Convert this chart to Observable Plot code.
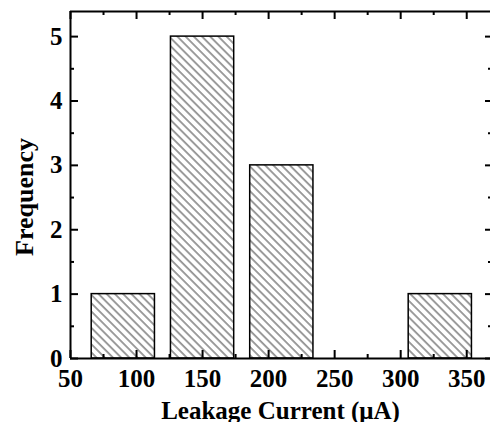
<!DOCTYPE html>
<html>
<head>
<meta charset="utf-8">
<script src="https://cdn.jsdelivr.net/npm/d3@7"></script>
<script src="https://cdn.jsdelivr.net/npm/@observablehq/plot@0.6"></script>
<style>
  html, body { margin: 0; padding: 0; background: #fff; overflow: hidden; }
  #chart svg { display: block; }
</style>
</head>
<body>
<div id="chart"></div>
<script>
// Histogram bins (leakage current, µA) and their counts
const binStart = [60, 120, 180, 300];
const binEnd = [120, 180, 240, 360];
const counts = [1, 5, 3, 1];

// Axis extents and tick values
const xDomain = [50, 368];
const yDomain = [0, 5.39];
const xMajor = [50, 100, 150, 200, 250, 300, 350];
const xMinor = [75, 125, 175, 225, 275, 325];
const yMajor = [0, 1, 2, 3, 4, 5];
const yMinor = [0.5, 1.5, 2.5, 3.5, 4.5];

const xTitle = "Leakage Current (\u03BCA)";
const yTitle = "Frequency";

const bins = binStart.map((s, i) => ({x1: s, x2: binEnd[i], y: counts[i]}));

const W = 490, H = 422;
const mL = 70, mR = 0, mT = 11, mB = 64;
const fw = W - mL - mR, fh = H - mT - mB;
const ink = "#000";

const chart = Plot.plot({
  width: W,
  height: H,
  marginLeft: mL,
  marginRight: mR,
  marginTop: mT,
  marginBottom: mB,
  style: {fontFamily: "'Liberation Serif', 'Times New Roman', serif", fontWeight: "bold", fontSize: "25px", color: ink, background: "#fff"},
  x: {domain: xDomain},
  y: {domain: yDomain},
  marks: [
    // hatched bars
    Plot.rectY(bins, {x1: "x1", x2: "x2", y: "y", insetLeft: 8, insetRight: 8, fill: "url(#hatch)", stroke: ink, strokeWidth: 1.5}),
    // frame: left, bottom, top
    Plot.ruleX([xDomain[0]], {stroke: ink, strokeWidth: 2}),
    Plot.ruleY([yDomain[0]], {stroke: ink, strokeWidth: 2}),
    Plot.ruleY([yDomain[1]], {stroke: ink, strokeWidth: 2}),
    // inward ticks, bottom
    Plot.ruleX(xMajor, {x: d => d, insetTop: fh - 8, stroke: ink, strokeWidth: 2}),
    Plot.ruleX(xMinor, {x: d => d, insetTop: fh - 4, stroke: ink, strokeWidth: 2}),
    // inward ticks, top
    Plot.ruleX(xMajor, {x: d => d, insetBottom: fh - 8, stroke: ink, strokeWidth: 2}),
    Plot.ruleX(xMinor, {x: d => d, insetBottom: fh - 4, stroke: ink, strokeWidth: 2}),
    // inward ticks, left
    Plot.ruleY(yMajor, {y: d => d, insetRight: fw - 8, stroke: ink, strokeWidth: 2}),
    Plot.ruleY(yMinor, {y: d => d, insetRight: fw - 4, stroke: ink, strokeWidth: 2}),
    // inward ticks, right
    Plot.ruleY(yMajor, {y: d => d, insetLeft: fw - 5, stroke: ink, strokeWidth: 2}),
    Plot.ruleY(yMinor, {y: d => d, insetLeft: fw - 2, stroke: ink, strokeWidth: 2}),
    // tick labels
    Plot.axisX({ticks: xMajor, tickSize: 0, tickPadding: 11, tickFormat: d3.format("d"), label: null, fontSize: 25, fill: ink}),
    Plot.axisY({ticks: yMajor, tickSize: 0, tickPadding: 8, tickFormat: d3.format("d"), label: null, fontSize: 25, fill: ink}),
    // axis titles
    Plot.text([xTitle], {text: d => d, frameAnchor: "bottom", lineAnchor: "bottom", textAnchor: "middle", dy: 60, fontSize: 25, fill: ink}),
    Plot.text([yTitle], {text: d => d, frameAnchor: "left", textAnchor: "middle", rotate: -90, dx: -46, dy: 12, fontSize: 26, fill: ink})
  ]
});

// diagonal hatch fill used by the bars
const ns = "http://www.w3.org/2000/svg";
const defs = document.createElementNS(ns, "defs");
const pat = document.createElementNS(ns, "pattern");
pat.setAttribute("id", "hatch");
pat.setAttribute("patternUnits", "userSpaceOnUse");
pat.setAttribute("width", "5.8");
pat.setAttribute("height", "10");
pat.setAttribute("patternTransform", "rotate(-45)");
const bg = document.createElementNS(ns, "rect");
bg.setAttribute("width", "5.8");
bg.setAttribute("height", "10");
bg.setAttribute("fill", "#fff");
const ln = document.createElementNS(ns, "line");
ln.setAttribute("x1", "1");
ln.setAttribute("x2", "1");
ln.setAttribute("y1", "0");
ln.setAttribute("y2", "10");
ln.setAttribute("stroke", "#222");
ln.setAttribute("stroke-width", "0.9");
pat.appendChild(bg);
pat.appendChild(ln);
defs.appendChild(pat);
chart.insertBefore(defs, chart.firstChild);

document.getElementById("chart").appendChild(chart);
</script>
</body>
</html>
----------
• **Task to carry out**
Tally the lines holding the string "chart" and give only the count.

• **Output of the task**
6